Rav Motcha Blau debated Rav Yehuda Avidan on Kol Chai Radio on Tuesday morning 4 Elul surrounding the controversy in Elad and the alleged discrimination against Sephardi girls by the Zluznik and Ladaas Chacham girl’s high schools. These are schools that accept eighth grade graduates from the city’s Beis Yaakov system.
Rav Blau was adamant in his position, that a seminary has the right to have its requirements and standards, and from his perspective, this means girls from homes that have internet connectivity and smartphones may not be permitted in these schools.

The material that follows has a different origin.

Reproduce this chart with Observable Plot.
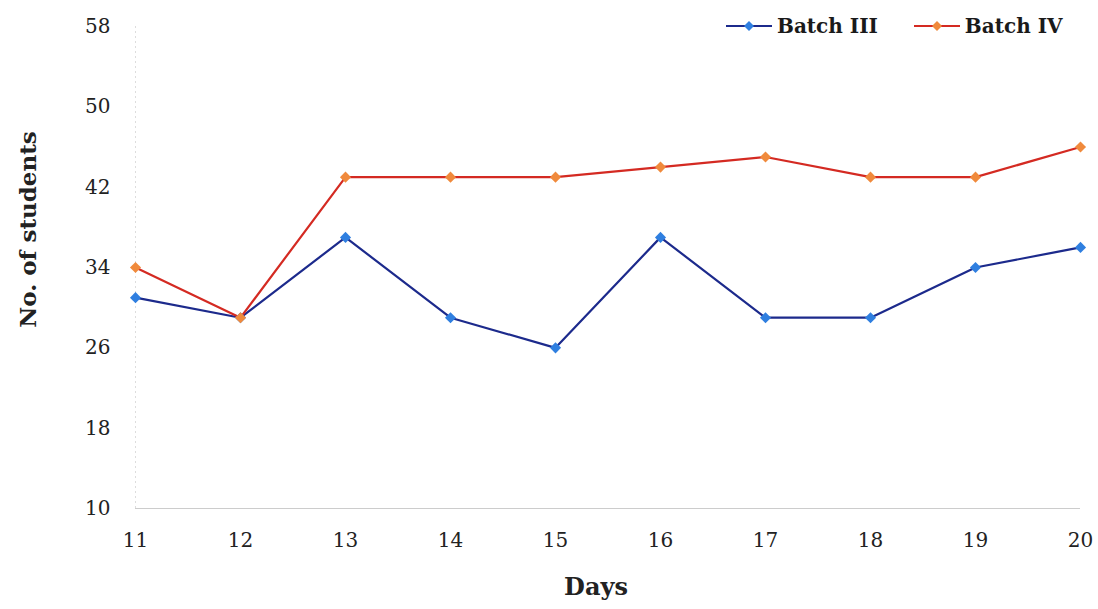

Avidan angrily retorted that these regulations are discriminatory and illegal, and the system may not permit directors of a school that receives state funding to do as they please. Rav Blau remained firm, explaining if a schools was set up and built based on certain values, the school is entitled to and responsible to maintain these standards and bringing in girls from homes that have internet and use smartphone will compromise the lofty standard that is maintained. Rav Blau added that Rabbi Shimon Ba’adani along with Rabbi Lieberman have set up a “Fine Sephardi seminary in Elad” and he does not understand why the girls that do not have a school register there. Rav Blau insists that the students must attend schools that address their lifestyle and minhagim and all of the girls cannot be in the same classrooms.

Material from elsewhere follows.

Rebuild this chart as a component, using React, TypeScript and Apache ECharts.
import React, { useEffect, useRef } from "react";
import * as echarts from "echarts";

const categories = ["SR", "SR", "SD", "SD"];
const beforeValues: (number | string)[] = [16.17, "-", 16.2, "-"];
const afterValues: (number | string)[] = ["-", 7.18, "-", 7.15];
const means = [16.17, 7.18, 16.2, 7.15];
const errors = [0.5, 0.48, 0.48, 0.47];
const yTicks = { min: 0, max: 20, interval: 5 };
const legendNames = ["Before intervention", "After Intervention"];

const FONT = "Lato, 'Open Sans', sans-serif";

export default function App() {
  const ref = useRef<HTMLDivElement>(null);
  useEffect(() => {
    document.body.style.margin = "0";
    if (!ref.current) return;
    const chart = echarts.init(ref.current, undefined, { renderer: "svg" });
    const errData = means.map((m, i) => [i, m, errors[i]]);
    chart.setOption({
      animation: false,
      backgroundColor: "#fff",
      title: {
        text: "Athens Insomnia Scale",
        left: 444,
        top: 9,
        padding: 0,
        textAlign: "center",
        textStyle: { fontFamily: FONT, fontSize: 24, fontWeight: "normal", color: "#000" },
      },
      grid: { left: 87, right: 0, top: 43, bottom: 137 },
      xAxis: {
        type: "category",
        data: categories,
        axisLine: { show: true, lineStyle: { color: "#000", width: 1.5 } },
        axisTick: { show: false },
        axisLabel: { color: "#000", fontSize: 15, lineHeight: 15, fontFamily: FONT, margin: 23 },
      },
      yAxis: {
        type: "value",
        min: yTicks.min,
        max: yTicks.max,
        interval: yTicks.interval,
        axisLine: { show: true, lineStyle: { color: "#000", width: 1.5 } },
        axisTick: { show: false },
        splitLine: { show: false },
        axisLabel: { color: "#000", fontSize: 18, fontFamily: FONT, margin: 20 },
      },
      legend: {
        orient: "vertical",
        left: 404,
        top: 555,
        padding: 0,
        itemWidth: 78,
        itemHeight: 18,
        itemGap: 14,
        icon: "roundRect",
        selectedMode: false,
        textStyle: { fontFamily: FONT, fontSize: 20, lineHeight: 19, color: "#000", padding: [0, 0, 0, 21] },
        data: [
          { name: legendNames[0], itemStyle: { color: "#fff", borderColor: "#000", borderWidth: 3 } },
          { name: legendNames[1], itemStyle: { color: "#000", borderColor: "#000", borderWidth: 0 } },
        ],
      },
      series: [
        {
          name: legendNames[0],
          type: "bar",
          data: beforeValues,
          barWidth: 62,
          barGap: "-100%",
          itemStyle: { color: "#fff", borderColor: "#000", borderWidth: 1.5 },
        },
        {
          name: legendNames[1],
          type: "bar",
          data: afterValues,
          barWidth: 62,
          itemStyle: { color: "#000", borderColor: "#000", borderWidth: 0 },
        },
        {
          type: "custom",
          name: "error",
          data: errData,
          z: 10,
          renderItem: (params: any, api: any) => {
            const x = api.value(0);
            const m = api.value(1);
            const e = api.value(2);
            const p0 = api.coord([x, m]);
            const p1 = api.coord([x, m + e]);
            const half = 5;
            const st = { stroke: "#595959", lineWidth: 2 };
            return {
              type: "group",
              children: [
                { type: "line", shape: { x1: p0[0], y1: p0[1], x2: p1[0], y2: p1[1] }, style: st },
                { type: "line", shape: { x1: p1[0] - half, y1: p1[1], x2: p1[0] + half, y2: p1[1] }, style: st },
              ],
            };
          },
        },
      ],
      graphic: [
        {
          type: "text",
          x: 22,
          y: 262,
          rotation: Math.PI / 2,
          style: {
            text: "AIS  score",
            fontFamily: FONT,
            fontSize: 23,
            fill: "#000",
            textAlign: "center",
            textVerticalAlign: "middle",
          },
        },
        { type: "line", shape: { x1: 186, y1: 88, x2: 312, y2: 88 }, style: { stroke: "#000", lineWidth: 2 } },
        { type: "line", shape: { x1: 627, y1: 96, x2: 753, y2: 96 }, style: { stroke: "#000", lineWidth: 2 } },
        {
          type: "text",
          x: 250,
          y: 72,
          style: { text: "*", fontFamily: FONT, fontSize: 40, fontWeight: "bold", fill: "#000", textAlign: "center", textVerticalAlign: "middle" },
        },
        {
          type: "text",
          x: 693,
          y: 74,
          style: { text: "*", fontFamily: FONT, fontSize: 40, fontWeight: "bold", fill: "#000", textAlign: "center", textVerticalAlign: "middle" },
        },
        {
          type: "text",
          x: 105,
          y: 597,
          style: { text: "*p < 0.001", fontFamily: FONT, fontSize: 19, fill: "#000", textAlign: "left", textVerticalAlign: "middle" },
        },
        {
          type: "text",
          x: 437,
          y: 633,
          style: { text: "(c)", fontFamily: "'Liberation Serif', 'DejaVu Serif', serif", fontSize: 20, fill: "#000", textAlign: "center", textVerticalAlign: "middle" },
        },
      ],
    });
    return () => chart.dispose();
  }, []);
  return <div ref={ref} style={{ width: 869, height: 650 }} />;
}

The two obviously did not reach agreement but they did succeed in highlighting some of the issue surrounding this long-standing argument which leaves Sephardi girls at home each year as they do not find a school to attend.
(YWN – Israel Desk, Jerusalem)
10 Responses
It’s obvious that none of our daughters would be accepted either, and the vast majority of us are Ashkenazim
I wouldn’t go to any school that would have me as a student.
Would guess that Rav Blau is NOT Sefardi.
How did we get from “working parents” to smartphones & Internet? Last time I was in Israel saw a handful of Rebbeim with smartphones (to connect with talmidim,etc)
‘working parents’ is a nice cover up name for homes with iphones and internet.
here in israel people with iphones are considered ‘מוקצה מחמת מיאוס’
oh, ps. the name is Motka Blau and the seminary is called Zalaznik
#1:
I’m assuming you’re not in EY. Since here we have what are dubbed “kosher cellphones” – i.e., no texting, no internet, just a phone – far less chareidim have smartphones than in other countries. We also have what are called “kosher smartphones” for people who need them for business, which are smartphones that do have email and texting but limited internet access.
In general, while it is very unfortunately true that there are schools that don’t accept as many Sefardi girls, it is also true that many times, a Sefardi family that is not accepted for the reasons Rabbi Blau mentioned – that the family’s lifestyle doesn’t shtim with the school’s, for example because they have open internet and open smartphones – will jump on the “they didn’t take me because I’m Sefardi” bandwagon when that has nothing to do with why they weren’t accepted.
It would be like someone whose family has a TV applying to a Bais Yaakov in the US which doesn’t take families with television, and when they are rejected saying that it has to do with a completely different reason.
There are plenty of schools for everyone and the reason that Sefardi as well as Askenazi girls sit home every year for a few months is because they cannot get accepted into the school they want and refuse to go any place else.
The “working ” parents referred to fathers (not mothers) who have NEVER learned in kollel and not to fathers who are “yeshivish” and left to have parnasa for their families.
And what’s wrong with having never learned in Kollel? For the most part these are the families with the Internet and and it’s a completely different level of frumkeit. Which might also be argued that it’t not so terrible, but we have the right to choose which type of classmates we want for our daughters.
I would ask Rav Blau since when is racism and narrow mindedness a “lofty” standard?
Girls whose fathers work may chas v’shalom think that their sustenance comes from working and not from Hashem. How can we allow them to corrupt our heilege neshamos?
The daughter of the chofetz chaim would not be able to get into any of these schools – after all, he worked in a grocery store!